C’è qualcuno sulla terra che possa accogliere l’imperativo del profeta: «Grida a squarciagola, non avere riguardo; alza la voce come il corno, dichiara al mio popolo i suoi delitti»? (Is 58,1). Chi potrebbe e dovrebbe oggi, a nome dell’umanità, o almeno a nome del grande corpo dei cristiani di tutte le Chiese presenti nel mondo, o almeno a nome della Chiesa cattolica, oggi, che il papa, ammalato, tace, gridare a squarciagola per dire che programmare guerre è un delitto?
Il Consiglio ecumenico delle Chiesa non può ridursi al silenzio, solo perché il patriarcato di Mosca non aderirebbe alla sua condanna della guerra e del riarmo forsennato che sta impegnando gli stati.
La situazione non è normale, è gravissima. In una situazione al limite, le regole procedurali devono piegarsi alla drammatica urgenza dei fatti. Lasciando da parte le ineffabili sottigliezze dell’abituale dialogo ecumenico, nel quale ciascuno deve presentare intatta la sua propria identità, non dovrebbe essere difficile per il Consiglio ecumenico e la Chiesa cattolica trovare parole comuni per gridare al mondo, in dieci righe, che la guerra è un abominio, una vergogna dell’umanità.
Il mondo oggi non ha bisogno di trattati teologici sulla guerra e la pace. Le Chiese hanno avuto la capacità di elaborarne e ne ha pubblicati molti e di alta qualità di pensiero.
Nel 1983 i vescovi americani avevano reagito con forza contro la politica di riarmo del presidente Reagan con la dichiarazione La sfida della pace: la promessa di Dio e la nostra risposta, ed è di un anno fa la dichiarazione Pace a questa casa dei vescovi tedeschi.
Oggi il mondo non ha bisogno di alcun documento, ma di un grido forte e appassionato, come quelli dei profeti, che scuota le coscienze e risvegli il senso di responsabilità dei popoli, al di sopra delle decisioni dei loro governanti.
Le conferenze episcopali, quelle di tutto il mondo, non possono restare silenziose. In particolar modo ora che il papa, ammalato, tace. Ma anche in altri tempi gli episcopati locali non possono delegare al papa la predicazione della pace, perché la promozione della pace è missione di tutta la Chiesa.

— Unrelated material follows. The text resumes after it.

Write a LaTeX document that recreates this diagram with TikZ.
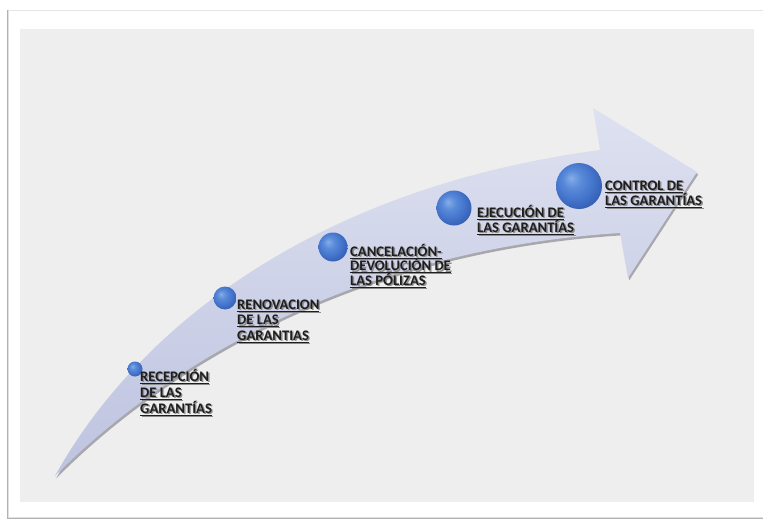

È vero che molto pesa sugli animi l’esperienza dei tanti appelli inascoltati, delle molte esortazioni cadute nel vuoto. Ma mai e in nessun caso un dovere viene meno solo perché si prevede che non porterà il suo frutto. «Non è un motivo – direbbe don Milani – per non fare fino in fondo il nostro dovere di maestri. Se non potremo salvare l’umanità ci salveremo almeno l’anima» (Opere I, p. 961).